# Justice Dept. Reopens Emmett Till Murder Case That Helped Inspire Civil Rights Movement



## Leeda.the.Paladin (Jul 12, 2018)

The federal government has reopened the murder case of Emmett Till, a black teen whose grisly murder in Mississippi more than 60 years ago after being accused of grabbing a white woman shocked the nation and helped prompt the civil rights movement.

The Justice Department, in a report to Congress in March, said it was reopening the investigation into the 1955 murder due to "new information" it did not detail, the Associated Press reports.

Till was 14 years old when Carolyn Donham, a 21-year-old shopkeeper in the town of Money, said the youth grabbed and whistled at her. Three days later, the battered body of Till, nicknamed "Bobo," was found in the Tallahatchie River.

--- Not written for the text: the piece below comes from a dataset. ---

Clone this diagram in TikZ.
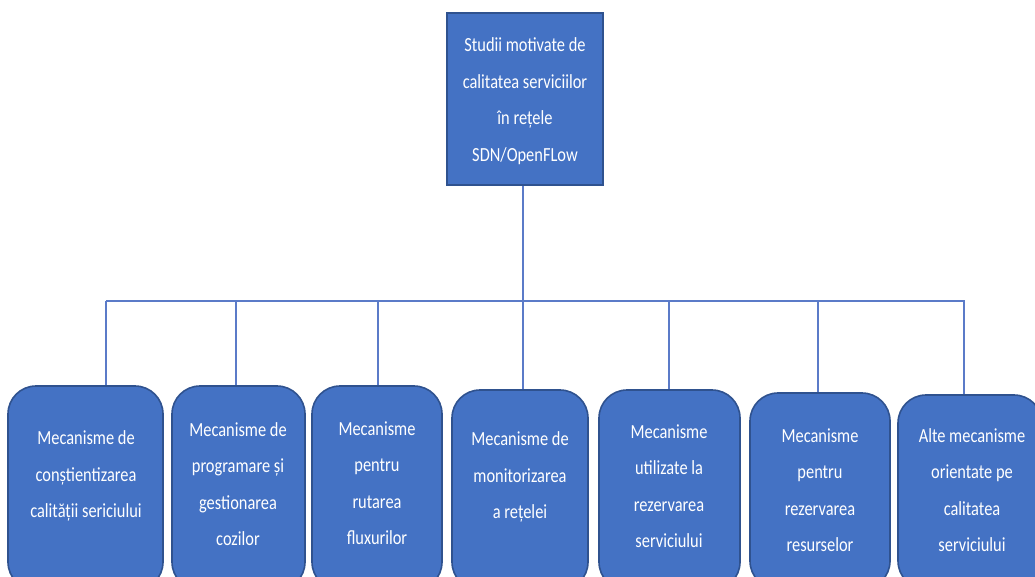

Till's mother, Mamie Till Mobley, requested her son's casket be left open for the funeral so the public could see how badly he had been beaten. More than 100,000 African-Americans paid their respects.

"In memory of #EmmettTill and thousands of other black men, women & children lynched, we must finally pass anti-lynching law," the Rev. Jesse Jackson tweeted Thursday.

The Justice Department did not immediately respond to a request for comment.

More: Emmett Till eyewitness dies; saw 1955 abduction of his cousin

Donham's then-husband, Roy Bryant, and his brother J.W. Milam were charged with murder but acquitted a few weeks later. Look magazine later published an account of the killing they said they obtained from Bryant and Milam. In the article, the men admit beating Till and tossing him in the river, weighed down with a 74-pound cotton gin fan.


Bryant died in 1994. The federal government reopened the case in 2004 but closed it in 2007 with no further charges being filed.

But Till's death made news again last year with publication of "The Blood of Emmett Till." The book, written by Timothy B. Tyson, quotes Donham admitting in 2008 that she wasn't telling the truth when she made the claims. Donham, now 84, lives in North Carolina.

Simeon Wright, who said he was an eyewitness to Till's abduction, died in September. He said he was present when Till wolf-whistled at Bryant's wife at the store.

Wright, in his book "Simeon's Story," says that days later, on Aug. 28, 1955, Wright and Till were sleeping when Milam and Bryant entered with guns. He said his mother begged the men not to take Till, even offering them money.

"They had come for Bobo," Wright wrote. "No begging, pleading or payment was going to stop them."

The men took Till away, and Wright never saw him again.

"I must have stayed in the bed for hours, petrified," Wright wrote.


----------



## guyaneseyankee (Jul 12, 2018)

I didn't know that Donham had a memoir.  And can't be published until 2036 or until she dies!!!  

Such a shame.

So what is reopening the case again going to do?


----------



## dyh080 (Jul 12, 2018)

There WERE no African Americans in the U.S. in 1955.


----------



## Petal26 (Jul 12, 2018)

So, she wrote a memoir, and her family is going to profit from what she did.  Fantastic


----------



## yamilee21 (Jul 12, 2018)

Jeff Sessions' Injustice Department? I wouldn't be surprised if the new "investigation" ends up blaming the child for his own death.


----------



## MzRhonda (Jul 12, 2018)

yamilee21 said:


> Jeff Sessions' Injustice Department? I wouldn't be surprised if the new "investigation" ends up blaming the child for his own death.


My thoughts exactly!  A rewrite of history.


----------



## Shula (Jul 12, 2018)

Ah, revisionist history...the good old American pastime. Just keep yanking the scabs off those never healed wounds. Our lives are legit torture porn to these folks.


----------